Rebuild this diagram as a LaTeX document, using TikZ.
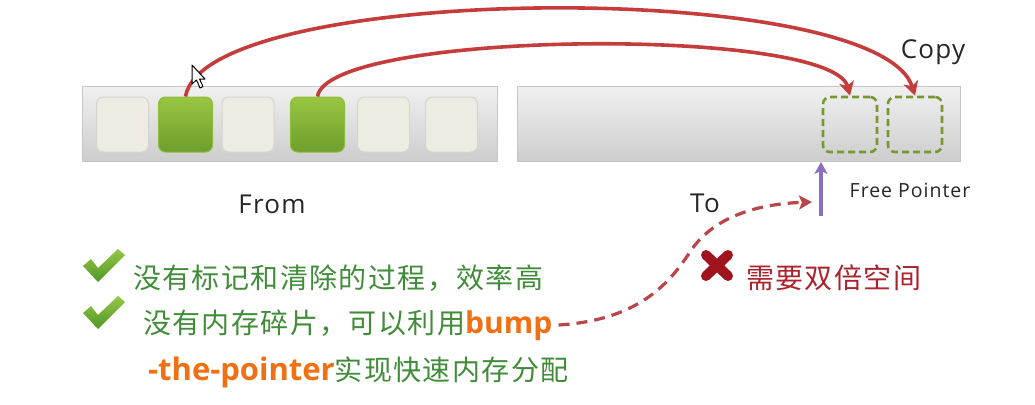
\documentclass[tikz,border=0pt]{standalone}
\usepackage{fontspec}
\setmainfont{Open Sans}
\newfontfamily\lab{Open Sans}[LetterSpace=5]
\newfontfamily\cjk{Noto Sans CJK SC}[LetterSpace=5]
\newfontfamily\bfont{Open Sans}
\usetikzlibrary{arrows.meta}
\definecolor{txtgreen}{RGB}{64,140,56}
\definecolor{bumporange}{RGB}{240,112,20}
\definecolor{xredtxt}{RGB}{170,35,45}
\definecolor{arrowred}{RGB}{196,60,60}
\definecolor{dashred}{RGB}{185,70,75}
\definecolor{fpurple}{RGB}{140,110,190}
\definecolor{dgreen}{RGB}{120,150,50}
\definecolor{gtop}{RGB}{152,198,66}
\definecolor{gbot}{RGB}{110,158,44}
\definecolor{gborder}{RGB}{140,190,60}
\definecolor{lbox}{RGB}{238,236,226}
\definecolor{lborder}{RGB}{214,212,204}
\definecolor{bartop}{RGB}{240,240,240}
\definecolor{barbot}{RGB}{205,205,205}
\definecolor{barborder}{RGB}{198,198,198}
\definecolor{ctop}{RGB}{150,200,70}
\definecolor{cbot}{RGB}{80,150,40}
\definecolor{xdark}{RGB}{160,20,30}
\begin{document}
\begin{tikzpicture}[x=1pt,y=-1pt,
  membar/.style={rectangle,draw=barborder,line width=0.8pt,top color=bartop,bottom color=barbot,inner sep=0pt},
  freebox/.style={rectangle,rounded corners=7pt,draw=lborder,line width=1pt,fill=lbox,minimum width=52pt,minimum height=55pt,inner sep=0pt},
  livebox/.style={rectangle,rounded corners=7pt,draw=gborder,line width=1pt,top color=gtop,bottom color=gbot,minimum width=54pt,minimum height=55pt,inner sep=0pt},
  copybox/.style={rectangle,rounded corners=7pt,draw=dgreen,line width=2.6pt,dash pattern=on 7pt off 4pt,minimum width=54pt,minimum height=55pt,inner sep=0pt},
  copyarrow/.style={draw=arrowred,line width=3.6pt,-{Stealth[length=14pt,width=15pt,inset=4pt]}},
  lbl/.style={font=\lab\fontsize{26}{28}\selectfont,text=black!85,inner sep=0pt},
  cn/.style={font=\cjk\fontsize{28}{32}\selectfont,anchor=west,inner sep=0pt},
  bumptxt/.style={},
]
\useasboundingbox[fill=white] (0,0) rectangle (1035,404);

% From space
\node[membar,minimum width=415pt,minimum height=75pt] (from) at (289.5,124) {};
\node[freebox] (b1) at (122.5,124.5) {};
\node[livebox] (b2) at (185.5,124.5) {};
\node[freebox] (b3) at (248,124.5) {};
\node[livebox] (b4) at (317.5,124.5) {};
\node[freebox] (b5) at (383.5,124.5) {};
\node[freebox] (b6) at (451.5,124.5) {};

% To space
\node[membar,minimum width=443pt,minimum height=75pt] (to) at (738.5,124) {};
\node[copybox] (c1) at (850,124.5) {};
\node[copybox] (c2) at (915,124.5) {};

% copy arrows
\draw[copyarrow] (b2.north) .. controls (205,-18) and (878,-22) .. (c2.north);
\draw[copyarrow] (b4.north) .. controls (328,30) and (832,26) .. (c1.north);

% mouse cursor
\filldraw[fill=white,draw=black,line width=1pt,line join=round]
  (192,65) -- (192,84) -- (196.5,80) -- (200,88) -- (203,86.5) -- (199.5,79) -- (205,79) -- cycle;

% labels
\node[lbl] (fromlbl) at (272,204) {From};
\node[lbl] (tolbl) at (705,203) {To};
\node[lbl] (copylbl) at (933,52) {Copy};
\node[lbl,font=\lab\fontsize{19.5}{21}\selectfont] (fplbl) at (910,190) {Free Pointer};

% free pointer arrow
\coordinate (fpbase) at (821,216);
\draw[draw=fpurple,line width=3.6pt,-{Stealth[length=12pt,width=13pt,inset=3pt]}] (fpbase) -- (fpbase |- to.south);

% check marks
\foreach \dy in {0,47}{
  \shade[top color=ctop,bottom color=cbot,yshift=-\dy pt,line join=round]
    (83,266) -- (91,259) -- (98,268) -- (118,249) -- (125,255) -- (98,282) -- cycle;
}

% red cross
\draw[xdark,line width=10pt,line cap=round] (706,255) -- (728,276) (728,255) -- (706,276);

% texts
\node[cn,text=txtgreen] (t1) at (133,278) {没有标记和清除的过程，效率高};
\node[cn,text=txtgreen] (t2) at (143,325) {没有内存碎片，可以利用{\bfont\bfseries\fontsize{30}{32}\selectfont\color{bumporange}bump}};
\node[cn,text=txtgreen] (t3) at (148,372) {{\bfont\bfseries\fontsize{31}{32}\selectfont\color{bumporange}-the-pointer}实现快速内存分配};
\node[cn,text=xredtxt] (t4) at (746,278) {需要双倍空间};

% dashed link
\coordinate (dtip) at (812,202);
\draw[draw=dashred,line width=3.2pt,dash pattern=on 11pt off 7pt,-{Stealth[length=13pt,width=14pt,inset=3pt]}]
  ([xshift=6pt]t2.east) .. controls (640,320) and (670,282) .. (690,252)
  .. controls (712,218) and (755,204) .. (dtip);
\end{tikzpicture}
\end{document}
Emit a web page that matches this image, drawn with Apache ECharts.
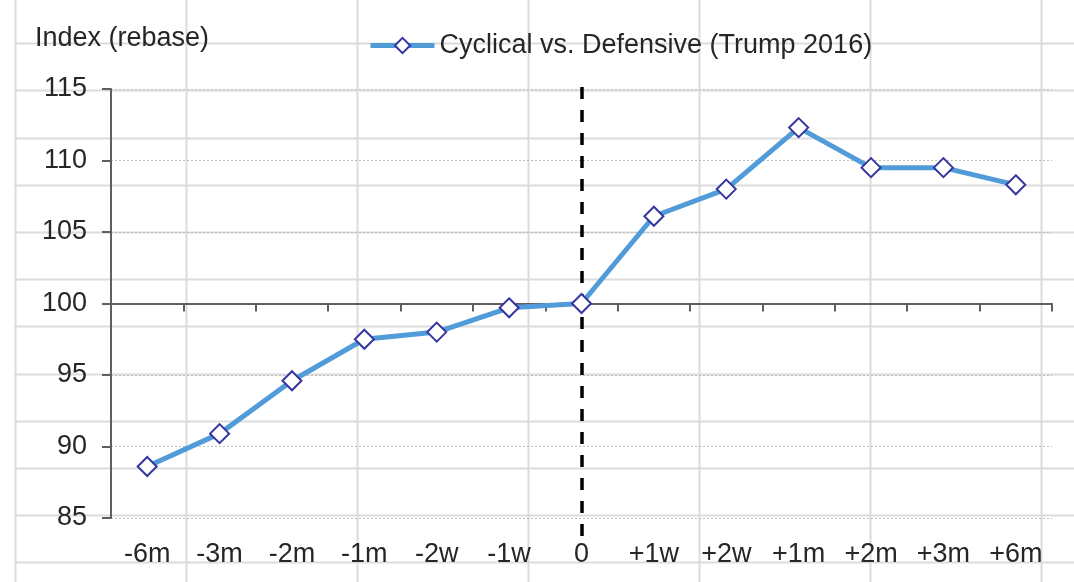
<!DOCTYPE html>
<html>
<head>
<meta charset="utf-8">
<script src="https://cdn.jsdelivr.net/npm/echarts@6/dist/echarts.min.js"></script>
<style>
  html, body { margin: 0; padding: 0; background: #ffffff; }
  #chart { width: 1074px; height: 582px; }
</style>
</head>
<body>
<div id="chart"></div>
<script>
// ---- data ----
const categories = ['-6m', '-3m', '-2m', '-1m', '-2w', '-1w', '0', '+1w', '+2w', '+1m', '+2m', '+3m', '+6m'];
const cyclicalVsDefensive = [88.6, 90.9, 94.6, 97.5, 98.0, 99.7, 100.0, 106.1, 108.0, 112.3, 109.5, 109.5, 108.3];
const seriesName = 'Cyclical vs. Defensive (Trump 2016)';
const yAxisTitle = 'Index (rebase)';
const yMin = 85, yMax = 115, yStep = 5;
const baseline = 100;          // level where the category axis crosses
const eventCategory = '0';     // dashed vertical marker

// ---- background spreadsheet cell lines (decoration) ----
const sheetCols = [];
for (let k = 0; k < 7; k++) sheetCols.push(14.5 + 171 * k);
const sheetRows = [];
for (let k = 0; k < 12; k++) sheetRows.push(Math.round(43.2 + 47.2 * k) + 0.5);

const FONT = 'Liberation Sans, Arial, Helvetica, sans-serif';
const FS = 27;
const TXT = '#262626';
const AX = '#5f5f5f';
const LINE = '#509bd8';

const graphics = [];
sheetCols.forEach(x => graphics.push({
  type: 'line', z: -10, silent: true,
  shape: { x1: Math.round(x) + 0.5, y1: 0, x2: Math.round(x) + 0.5, y2: 582 },
  style: { stroke: '#dcdcdc', lineWidth: 2 }
}));
sheetRows.forEach(y => graphics.push({
  type: 'line', z: -10, silent: true,
  shape: { x1: 14, y1: y, x2: 1074, y2: y },
  style: { stroke: '#dcdcdc', lineWidth: 2 }
}));

const chart = echarts.init(document.getElementById('chart'), null, { renderer: 'canvas' });
chart.setOption({
  animation: false,
  backgroundColor: 'transparent',
  graphic: graphics,
  title: {
    text: yAxisTitle,
    left: 35, top: 25, padding: 0,
    textStyle: { fontFamily: FONT, fontSize: FS, fontWeight: 'normal', color: TXT, lineHeight: FS }
  },
  legend: {
    data: [seriesName],
    left: 368, top: 32, padding: 0,
    itemWidth: 64, itemHeight: 19,
    lineStyle: { width: 5, color: LINE },
    textStyle: { fontFamily: FONT, fontSize: FS, color: TXT, lineHeight: FS },
    selectedMode: false
  },
  grid: [
    { left: 111, right: 22, top: 89, bottom: 64, containLabel: false },
    { left: 111, right: 22, top: 83, bottom: 46, containLabel: false }
  ],
  xAxis: [
    { // labels at the bottom
      type: 'category', gridIndex: 0, data: categories, position: 'bottom',
      axisLine: { show: false, onZero: false },
      axisTick: { show: false },
      axisLabel: { fontFamily: FONT, fontSize: FS, color: TXT, margin: 23, lineHeight: FS, interval: 0 },
      splitLine: { show: false }
    },
    { // axis line crossing at the baseline level
      type: 'category', gridIndex: 0, data: categories, position: 'bottom',
      axisLine: { show: true, onZero: true, onZeroAxisIndex: 1, lineStyle: { color: AX, width: 2 } },
      axisTick: { show: true, length: 8, inside: false, lineStyle: { color: AX, width: 2 } },
      axisLabel: { show: false },
      splitLine: { show: false }
    },
    { type: 'category', gridIndex: 1, data: categories, show: false }
  ],
  yAxis: [
    {
      type: 'value', gridIndex: 0, min: yMin, max: yMax, interval: yStep,
      axisLine: { show: true, lineStyle: { color: AX, width: 2 } },
      axisTick: { show: true, length: 9, inside: false, lineStyle: { color: AX, width: 2 } },
      axisLabel: { fontFamily: FONT, fontSize: FS, color: TXT, margin: 24 },
      splitLine: { show: true, lineStyle: { color: '#bdbdbd', width: 1, type: [2, 2] } }
    },
    { // hidden helper: same scale shifted so that 0 sits at the baseline level
      type: 'value', gridIndex: 0, show: false,
      min: yMin - baseline, max: yMax - baseline, splitLine: { show: false }
    },
    { type: 'value', gridIndex: 1, show: false, min: 0, max: 1, splitLine: { show: false } }
  ],
  series: [
    {
      name: seriesName, type: 'line', xAxisIndex: 0, yAxisIndex: 0,
      data: cyclicalVsDefensive, z: 5,
      symbol: 'diamond', symbolSize: 19,
      lineStyle: { color: LINE, width: 5 },
      itemStyle: { color: '#ffffff', borderColor: '#3535a0', borderWidth: 2 },
      emphasis: { disabled: true }
    },
    {
      type: 'line', xAxisIndex: 2, yAxisIndex: 2, data: [], z: 3, silent: true,
      markLine: {
        silent: true, symbol: ['none', 'none'], label: { show: false },
        lineStyle: { color: '#000000', width: 3.5, type: [12, 11] },
        emphasis: { disabled: true },
        data: [{ xAxis: categories.indexOf(eventCategory) }]
      }
    }
  ]
});
</script>
</body>
</html>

************

Copy word for word every line from the one with "Emit a web page" through the one with "const eventCategory = '0';", including both. No pictures belong in the copy.

Emit a web page that matches this image, drawn with Apache ECharts.
<!DOCTYPE html>
<html>
<head>
<meta charset="utf-8">
<script src="https://cdn.jsdelivr.net/npm/echarts@6/dist/echarts.min.js"></script>
<style>
  html, body { margin: 0; padding: 0; background: #ffffff; }
  #chart { width: 1074px; height: 582px; }
</style>
</head>
<body>
<div id="chart"></div>
<script>
// ---- data ----
const categories = ['-6m', '-3m', '-2m', '-1m', '-2w', '-1w', '0', '+1w', '+2w', '+1m', '+2m', '+3m', '+6m'];
const cyclicalVsDefensive = [88.6, 90.9, 94.6, 97.5, 98.0, 99.7, 100.0, 106.1, 108.0, 112.3, 109.5, 109.5, 108.3];
const seriesName = 'Cyclical vs. Defensive (Trump 2016)';
const yAxisTitle = 'Index (rebase)';
const yMin = 85, yMax = 115, yStep = 5;
const baseline = 100;          // level where the category axis crosses
const eventCategory = '0';     // dashed vertical marker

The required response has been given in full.